Now I really try to crinkle louder with the paper, but somehow I always have to stop to tape, and I can’t block out all the words. “…not that simple,” his father says, and then, “I want you to talk to her tomorrow.”
“Fine.”
“And be civil.”
I’m done the wrapping, but I wait. Lee doesn’t say anything, so he must have nodded. I hope. I carry the presents out into the living room and find them there looking thoughtful, though not at each other. Lee’s ears perk up when he sees my armful of presents. “I got you four,” he says with a grin.
“It’s quality, not quantity, isn’t that what you always tell me?” I place the presents under the TV and sit back on the couch.
He just looks smug. “Remember last year when you gave me the same expensive tie you’d given me for my birthday?”
“You liked it! I wanted to give you a spare.” I know he likes to tease me about it, but I really did forget, and I thought of him when I saw the tie—after he gave me a weird look when opening the box, I knew why.
“Right.” His tail flicks on the couch; I curl mine over to brush it. His father glances between us. I worry, but he lets his gaze linger on our tails and then looks away, not upset, just accepting.
When his father’s gone, I ask if he’s okay, and he says he is, so I don’t push. Well, I do, but in a different way, and later, and he likes it.

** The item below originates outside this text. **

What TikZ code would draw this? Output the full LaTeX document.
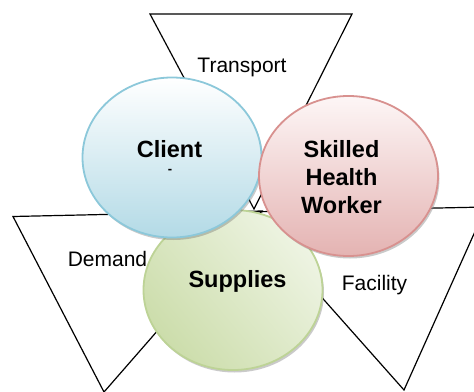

We wait until midnight so that it can be real Christmas sex, and he whispers, “Merry Christmas” up at me when we’re both finished, panting and happy and tired and twined together, and I tell him I like that present best of all.
***
Christmas morning, Lee makes coffee while we’re waiting for his father to come up in the elevator. I sit on the couch and turn on the Christmas Tree DVD, watching the flickering. I miss seeing my family for Christmas, but it’s not as bad as last year, as much because I have Lee with me as because, I guess, I’m getting used to it. I don’t necessarily want to, but it’s part of my life now. Hey, at least I’ll always have Easter off.
Brenly’s brought over his own coffee. “Starbucks was open,” he says, and Lee sticks his tongue out when he sees the red-and-white holiday cup.
“Our coffee’s way better.”
Brenly sips. “I like Starbucks,” he says mildly, but I see a little of Lee in the way his eyes crease when he says it.
“Let’s do presents,” I say, to forestall Lee from saying something else, and Lee goes to get two cups of coffee from the kitchen.
“Shall we gather around the TV?” Brenly perches up on his stool, still there from the night before.
The video pans around the Christmas tree, showing an array of shiny ornaments. I point to a cloud covered in glitter with a wolf angel on it. “This is my favorite part.”
Brenly stares at the TV, staying quiet for a moment. I study his muzzle, so much like my fox’s, with the same sharp angle from the eyes to the muzzle, the same little twist at the base of the big black ears (though there’s grey on his), the same black marking up near the nose, a different mark than Ty has, or Vonni, or Colin, or any of the other foxes I know except his son. It’s funny how much Lee is his father’s son, even if he doesn’t always want to admit it. I wonder if he’ll need glasses later in life, too.
“We had that ornament, I think.” His words startle me back to looking at the TV. One black-furred finger is pointing toward the rotating image, following a cherubic polar bear Santa. “Eileen always thought polar bears were very Christmassy.”
“Do you have any polar bear friends?”
He shakes his head. “Up in Hilltown—well, you know. Species groups stick together. I’m sure your family knows some lynxes. We had a coyote friend, some wolf familes. Other foxes, of course.”
I nod. “Gregory and I were babysat by a lynx a couple times.”
“How is it with the team? Everyone gets along?”
“Pretty much, yeah. Species doesn’t matter, just how you play.”
Lee comes back out with two steaming mugs. “They’re good guys,” he says. “Most of them. But you’ll get to meet them later.”
“I know. Fisher Kingston.” Brenly sips from his coffee again. “I know he’s just a regular fellow, but I remember those two championships. It’ll be a little strange.”
“Will it be strange when Dev wins a championship?”
I flush, a little warm. Brenly smiles at me. “No, because I knew him before. Then it’ll just be something I’m proud of.” He pauses. “Like if you had actually graduated from college.”